Sunday, March 4, 2012

Sunday Story: Hues in Grey by Bruce Mero

Photo taken in our woods of birch on a clear sunny day, 
not enough snow in this photo for skiing 
but you get the drift, pun intended!

Linking up to From High In The Sky who hosts a Sunday story on the first Sunday of every month!

Hues in gray
by Bruce H. Mero
          Several hours of light rain yesterday and freezing temperatures overnight had crusted the snow. A thin coat of ice powder had since fallen. The day was overcast and gray. The usual frenzy of activity at the bird feeder was missing and only a solitary Mourning Dove watched as we stepped into the ski bindings and started for the back fields. Our progress was slow. The snow surface broke into shards under the weight of our skis, the crusty edges tearing at the skis and the bails on the ski poles. Ski tips, not carefully placed on top of the crust, dug under and stopped. We were too heavy to stay on top of the snow. Gliding was not possible. A method akin to walking with snowshoes was adopted for breaking trail and we were on our way, albeit slowly.

          The cloud color was repeated on the snow and in the trees. The evergreens were a sullen gray green. There were no shadows. The surface of the snow was singular. Only the gray black of sapling trunks and dusky brown of last year's weeds interrupted the undulating snow. There were no animal tracks. Nothing had ventured out upon the snow make an impression in the fresh powder. The remains of a Birch catkin, likely torn apart for its seeds by a chickadee, signaled the presence of recent activity. Then, atop the snow, great quantities of shredded wood, the work of a Pileated Woodpecker searching the heart of a dead Sugar Maple skeleton for breakfast. The holes mined in the soft wood were rectangular and deep, the yellow chips of wood on the snow a stark contrast to the monotones of grays and first color we had seen this day. A Blue Jay fled our approach, his screams of alarm and flash of blue, discordant and detached. 

          Quiet returned, but the vivid blue of the Jay had altered the grays and fresh hues began to appear. The red twigs of the soft Maple stood out at first, the thinnest of them finely frosted with the luminescent glaze of yesterday’s frozen rain. Burgundy ice goblets of Chokecherry berries hung in threes and fours and the miniature candy apples of Cranberry Viburnum hung in iced clusters. On the trunks and branches of Ash trees grew great colonies of Lichen in overlapping silver and green saucers. In a protected rock cranny in the stone fence, a luxurious moss swelled a green that is only found during warmer times. Trembling, transparent amber leaves clung to the Beeches and the dried yellow-brown flowers of Witch Hazel evoked late fall afternoons, while the yellow tips on Sugar Maple branches foretold the sugaring-off season just weeks away.

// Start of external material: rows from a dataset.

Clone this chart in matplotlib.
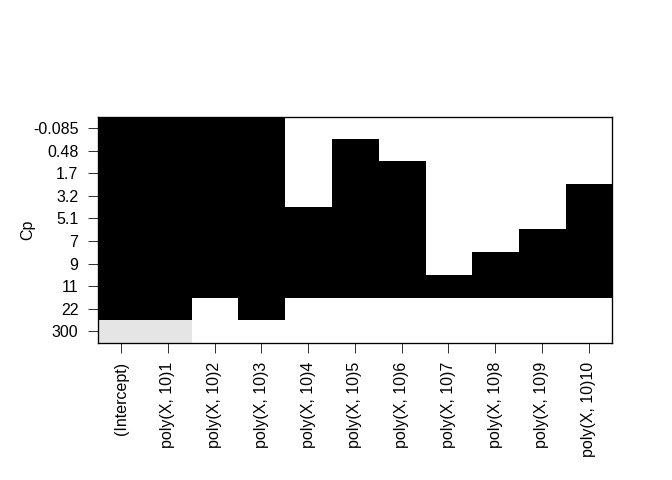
import numpy as np
import matplotlib
matplotlib.use("Agg")
import matplotlib.pyplot as plt

plt.rcParams["font.family"] = ["Liberation Sans", "DejaVu Sans"]

# Cp value of each model (top row = best)
cp_labels = ["-0.085", "0.48", "1.7", "3.2", "5.1", "7", "9", "11", "22", "300"]
cp_values = [-0.085, 0.48, 1.7, 3.2, 5.1, 7, 9, 11, 22, 300]

var_labels = ["(Intercept)"] + ["poly(X, 10)%d" % i for i in range(1, 11)]

# variables (column index) included in each model
included = [
    [0, 1, 2, 3],
    [0, 1, 2, 3, 5],
    [0, 1, 2, 3, 5, 6],
    [0, 1, 2, 3, 5, 6, 10],
    [0, 1, 2, 3, 4, 5, 6, 10],
    [0, 1, 2, 3, 4, 5, 6, 9, 10],
    [0, 1, 2, 3, 4, 5, 6, 8, 9, 10],
    [0, 1, 2, 3, 4, 5, 6, 7, 8, 9, 10],
    [0, 1, 3],
    [0, 1],
]

# shading like leaps: 10 gray levels over the range of Cp
shades = np.linspace(0, 0.9, 10)
cp = np.array(cp_values)
bins = np.floor((cp - cp.min()) / (cp.max() - cp.min()) * 10).astype(int)
bins = np.clip(bins, 0, 9)

nrow, ncol = len(cp_labels), len(var_labels)
img = np.ones((nrow, ncol, 3))
for r, cols in enumerate(included):
    for c in cols:
        img[r, c, :] = shades[bins[r]]

fig = plt.figure(figsize=(7, 5), dpi=96)
ax = fig.add_axes([0.1454, 0.286, 0.7653, 0.471])
ax.imshow(img, aspect="auto", interpolation="nearest",
          extent=(0.5, ncol + 0.5, nrow + 0.5, 0.5))

ax.set_xlim(0.5, ncol + 0.5)
ax.set_ylim(nrow + 0.5, 0.5)
ax.set_xticks(np.arange(1, ncol + 1))
ax.set_xticklabels(var_labels, rotation=90, fontsize=12)
ax.set_yticks(np.arange(1, nrow + 1))
ax.set_yticklabels(cp_labels, fontsize=12)
ax.tick_params(length=7.5, width=0.75, color="#333333", pad=7)
ax.set_ylabel("Cp", fontsize=12)
ax.yaxis.set_label_coords(-0.122, 0.5)
for s in ax.spines.values():
    s.set_linewidth(1)

fig.savefig("out.png", dpi=96)
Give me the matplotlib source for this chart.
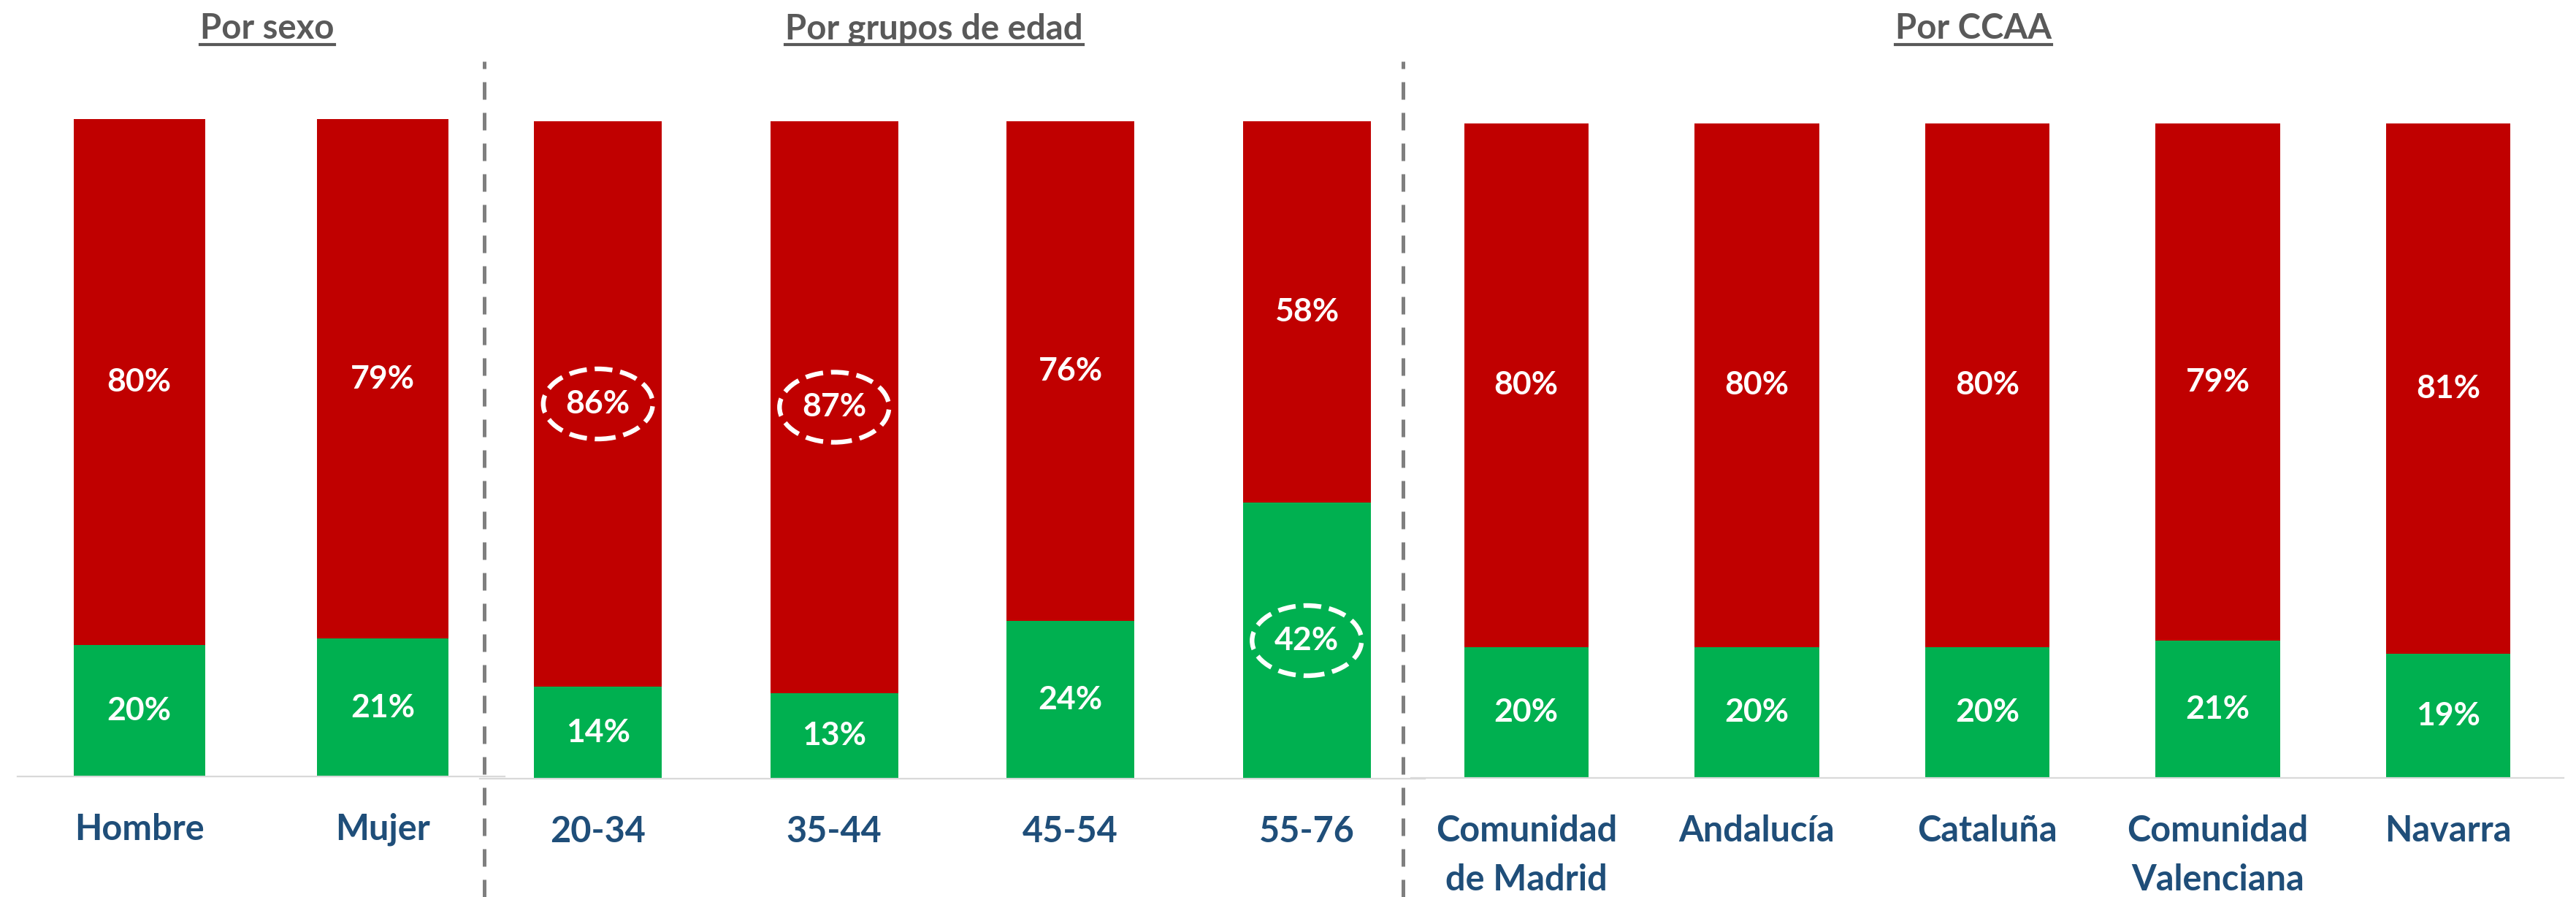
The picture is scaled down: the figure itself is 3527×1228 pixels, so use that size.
import matplotlib
matplotlib.use("Agg")
from matplotlib import pyplot as plt
from matplotlib.patches import Ellipse
from matplotlib.lines import Line2D

# data
sexo_labels = ["Hombre", "Mujer"]
sexo_verde = [20, 21]
sexo_rojo = [80, 79]

edad_labels = ["20-34", "35-44", "45-54", "55-76"]
edad_verde = [14, 13, 24, 42]
edad_rojo = [86, 87, 76, 58]

ccaa_labels = ["Comunidad\nde Madrid", "Andalucía", "Cataluña", "Comunidad\nValenciana", "Navarra"]
ccaa_verde = [20, 20, 20, 21, 19]
ccaa_rojo = [80, 80, 80, 79, 81]

titles = ["Por sexo", "Por grupos de edad", "Por CCAA"]

ROJO = "#C00000"
VERDE = "#00B050"
AZUL = "#1F4E79"
GRIS = "#595959"

W, H = 3527, 1228
plt.rcParams["font.family"] = ["Lato", "DejaVu Sans"]
fig = plt.figure(figsize=(W / 100, H / 100), dpi=100)


def px_axes(left, right, top, bottom):
    return fig.add_axes([left / W, 1 - bottom / H, (right - left) / W, (bottom - top) / H])


def draw_group(ax, labels, verde, rojo):
    x = list(range(len(labels)))
    ax.bar(x, verde, width=0.54, color=VERDE)
    ax.bar(x, rojo, width=0.54, bottom=verde, color=ROJO)
    for i in x:
        ax.text(i, verde[i] / 2, f"{verde[i]}%", ha="center", va="center",
                color="white", fontsize=32, fontweight="bold")
        ax.text(i, verde[i] + rojo[i] / 2, f"{rojo[i]}%", ha="center", va="center",
                color="white", fontsize=32, fontweight="bold")
    ax.set_xlim(-0.5, len(labels) - 0.5)
    ax.set_ylim(0, 100)
    ax.set_xticks(x)
    ax.set_xticklabels(labels, fontsize=35, fontweight="bold", color=AZUL, linespacing=1.6)
    ax.tick_params(axis="x", length=0, pad=36)
    ax.set_yticks([])
    for s in ["top", "left", "right"]:
        ax.spines[s].set_visible(False)
    ax.spines["bottom"].set_color("#D9D9D9")
    ax.spines["bottom"].set_linewidth(1.6)
    ax.patch.set_alpha(0)


ax1 = px_axes(24, 691, 163, 1063)
ax2 = px_axes(657, 1951, 166, 1066)
ax3 = px_axes(1932, 3510, 169, 1065)

draw_group(ax1, sexo_labels, sexo_verde, sexo_rojo)
draw_group(ax2, edad_labels, edad_verde, edad_rojo)
draw_group(ax3, ccaa_labels, ccaa_verde, ccaa_rojo)

# dashed circles around the highlighted values
ell_w, ell_h = 150 / 323.7, 96 / 900 * 100
ell_style = dict(fill=False, edgecolor="white", lw=4.6, linestyle=(0, (3.8, 1.7)))
for i in [0, 1]:
    ax2.add_patch(Ellipse((i, edad_verde[i] + edad_rojo[i] / 2), ell_w, ell_h, **ell_style))
ax2.add_patch(Ellipse((3, edad_verde[3] / 2), ell_w, ell_h, **ell_style))

# vertical separators
for xs in [663, 1921]:
    fig.add_artist(Line2D([xs / W, xs / W], [0, 1 - 84 / H], transform=fig.transFigure,
                          color="#7F7F7F", lw=3.6, dashes=(4.8, 3.6)))

# group titles with underline
title_x = [366, 1279, 2702]
fig.canvas.draw()
renderer = fig.canvas.get_renderer()
for t, xc in zip(titles, title_x):
    txt = fig.text(xc / W, 1 - 53 / H, t, ha="center", va="baseline",
                   fontsize=34, fontweight="bold", color=GRIS)
    bb = txt.get_window_extent(renderer=renderer)
    fig.add_artist(Line2D([bb.x0 / W, bb.x1 / W], [1 - 61 / H, 1 - 61 / H],
                          transform=fig.transFigure, color=GRIS, lw=3))

fig.savefig("out.png", dpi=100, facecolor="white")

          There was color all about and finding it hidden in the early morning grays had lifted our spirits. Even the skiing quickened as we returned upon a now broken trail. More colors: the red twigs of Dogwood, the umber of fall’s apples still hanging in the place first visited by May’s honeybees and the green of Christmas Fern from beneath the rusty iridescence of an ancient Hemlock log. The silver tops of the meadow grasses shook as we passed, as did the few remaining silvery Milkweed silks which still hung from the husks of the pods that had protected them since summer.

          The feeders were busy on our return to the barn. The Chick-a-Dees were in and out with their prized sunflower seeds at ten-second intervals. A Downy Woodpecker, with his miniature red cap, sat at a perch on one of the feeders and sent chips of corn and millet seeds flying over its shoulder to the waiting birds on the ground as it searched among the seeds for the insect eggs it usually foraged. The Jays scoured the snow beneath the feeders for the cast-off corn the woodpecker had discarded. A Red Squirrel nervously darted between the Jays to steal a few morsels. Several Mourning Doves paced the ground between the others, pecking pieces of edibles off the snow the others had missed. The brilliant scarlet of the male Cardinal briefly scattered the Jays and Doves as he boisterously landed among them and filled his beak with millet seeds and then flew to a hidden perch to crack the hulls and eat his breakfast. All were oblivious to the two humans who had just entered the scene, except the Red Squirrel, who fled to a safe branch and scolded the intruders. 

          The early morning's gray was upon us still, though the gray had been transformed and hidden colors revealed on the wings of a fleeing Blue Jay.


  1. I've just experienced the most wonderfully descriptive morning walk. I don't ski, so I opted out of that, but the trek was superb!

  2. Love the writing. I could feel the stillness descend on me as I was reading.

  3. sounds peaceful and loved the birds. Thanks for sharing.

  4. A wonderfully lyrical contribution to Storytelling Sunday. Thank you.

  5. Thanks for this nice ski trip with you. It was quiet, lyrical, and calming.
    Cheers from France

  6. what a beautifully descriptive tale it sounds so peaceful

  7. A delightful contribution to Sian's Storytelling Sunday. THanks for sharing.

  8. A lovely winter tale - thanks for sharing.